Langfristig wird die Oberschule zur Abschaffung des Schulsystems mit Hauptschule, Realschule und Gymnasium führen.
Hannover. Mit einer neuen Schulform will die niedersächsische Landesregierung die anhaltenden Konflikte in der Bildungspolitik entschärfen und auf die schrumpfenden Schülerzahlen reagieren. Kultusminister Bernd Althusmann (CDU) setzt dabei ganz auf eine neue Oberschule ab der fünften Klasse – das Modell soll bereits zum August 2011 eingeführt werden. Langfristig wird die Oberschule zur Abschaffung des dreigliedrigen Schulsystems mit Hauptschule, Realschule und Gymnasium führen. Althusmann sagte am Dienstag in Hannover: „Wir gehen in Niedersachsen einen neuen Weg.“ Kommunale Spitzenverbände bewerteten das Modell als richtigen Schritt. Althusmann hatte sich am Dienstagnachmittag mit Schulträgern, Lehrer- und Unternehmerverbänden zum Bildungsgipfel getroffen. Streitpunkt bleiben die Bedingungen zur Gründung neuer Gesamtschulen – hier fordern die Landtags-Opposition, aber auch Schulträger niedrigere Hürden.

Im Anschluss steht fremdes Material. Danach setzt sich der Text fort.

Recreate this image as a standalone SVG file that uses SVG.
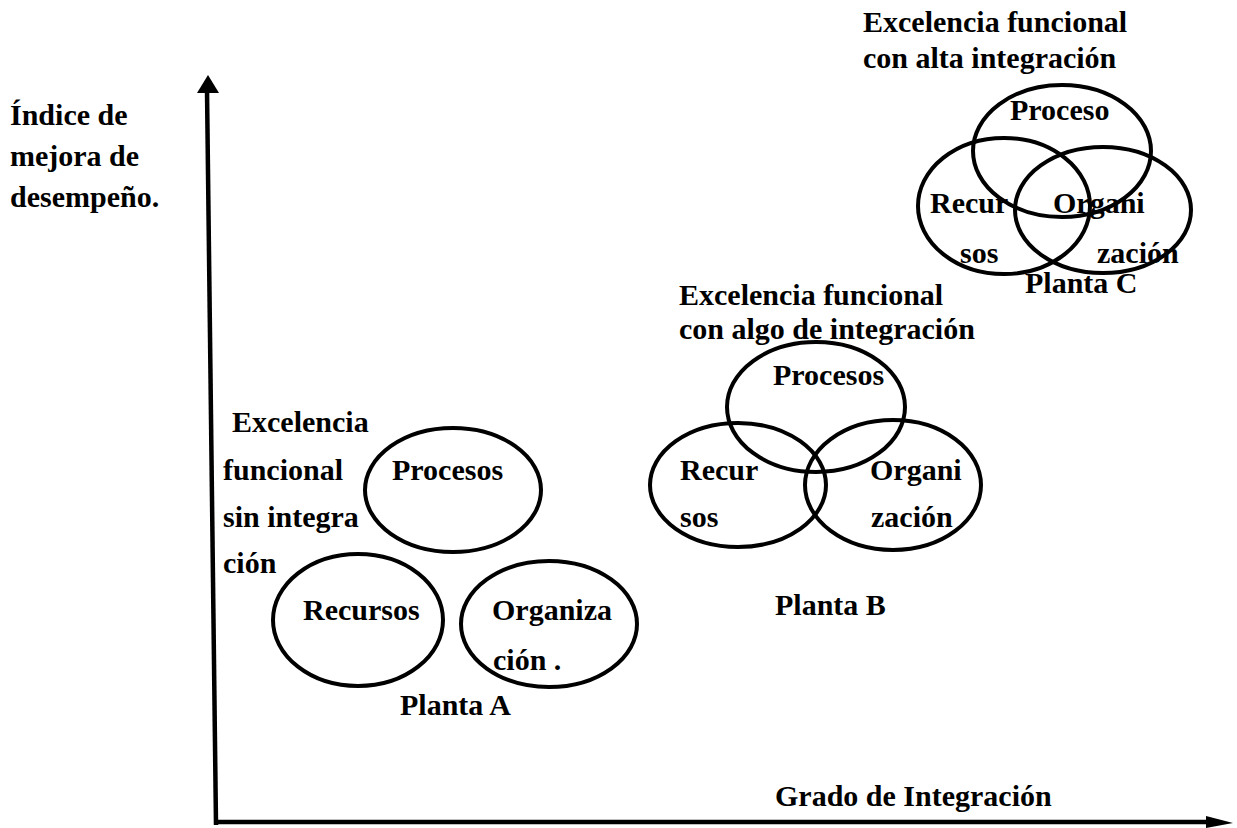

Ministerpräsident David McAllister (CDU) bezeichnete das Modell des Kultusministers als wegweisend. Althusmann sagte, Niedersachsen stelle mit der neuen Oberschule die Weichen richtig und sei der Zukunft ein Stück weit voraus. Eltern erhielten so auch möglichst lange die Möglichkeit für ihr Kind, das Abitur zu machen. Die neue Schulform in Niedersachsen soll zusammengefasste Haupt- und Realschulen sowie Kooperative Gesamtschulen ersetzen. Sie ist mit und ohne Gymnasialangebot möglich. In dem neuen Modell werden die Schüler von der fünften bis zur achten Klasse meist gemeinsam unterrichtet – außer in Deutsch, Mathematik und Englisch. Danach müsse erst entschieden werden, welchen Abschluss ein Schüler mache, so dass lange auch noch das Abitur ermöglicht werde. Der Kultusminister betonte, die Oberschule sei nicht nur ein neues Etikett etwa für Gesamtschulen.
Zugleich machte Althusmann deutlich, dass die neue Schulform mehr Geld kosten werde, da Ganztagsangebote die Regel sein sollen. Er wolle diese Schulform attraktiv machen und Anreize schaffen. Die Gründung von Oberschulen ist aber freiwillig. Es soll auch in Zukunft möglich sein, dass Haupt- und Realschulen nebeneinander bestehen. Kritiker beklagten, es gebe keine gleichen Wettbewerbsbedingungen für alle Schulformen, wenn die neuen Oberschulen vor allem zu Ganztags-Einrichtungen werden sollen. Die Opposition im Landtag sieht nach wie vor die Integrierten Gesamtschulen benachteiligt. Diese sind normalerweise fünfzügig – es muss fünf Klassen je Jahrgangsstufe geben. Althusmann will sie künftig nur ausnahmsweise vierzügig ermöglichen. Das gehe auf die starre Haltung des Koalitionspartners FDP zurück, kritisierte der Landkreistag am Dienstag. Der Vorsitzende des Spitzenverbandes, der Osteroder Landrat Bernhard Reuter (SPD), kündigte an, er wolle bei der Frage nach den Hürden für Gesamtschulen nicht locker lassen. Grundsätzlich aber gehe das Modell des Kultusministers in die richtige Richtung und schaffe mehr Flexibilität für die Schulträger.
Auch Städtetags-Präsident Frank Klingebiel (CDU) aus Salzgitter forderte Nachbesserungen bei den Gesamtschulen. Dann sei ein parteiübergreifender Konsens und ein „Schulfrieden“ möglich. Der Landesvorsitzende der Gewerkschaft Erziehung und Wissenschaft, Eberhard Brandt, beklagte, Gesamtschulen hätten viel schwierigere Startbedingungen als Oberschulen. Diese Schulform wird zwei- und dreizügig möglich sein. Bei einer zweiten Runde des Bildungsgipfels voraussichtlich im Dezember will sich der Kultusminister erneut mit den Verbänden zusammensetzen. Das neue Schulgesetz soll dann auch Ende des Jahres in den Landtag eingebracht werden. Unterricht in neuen Oberschulen soll es nach dem Willen der Landesregierung schon ab dem Schuljahr 2011/2012 geben.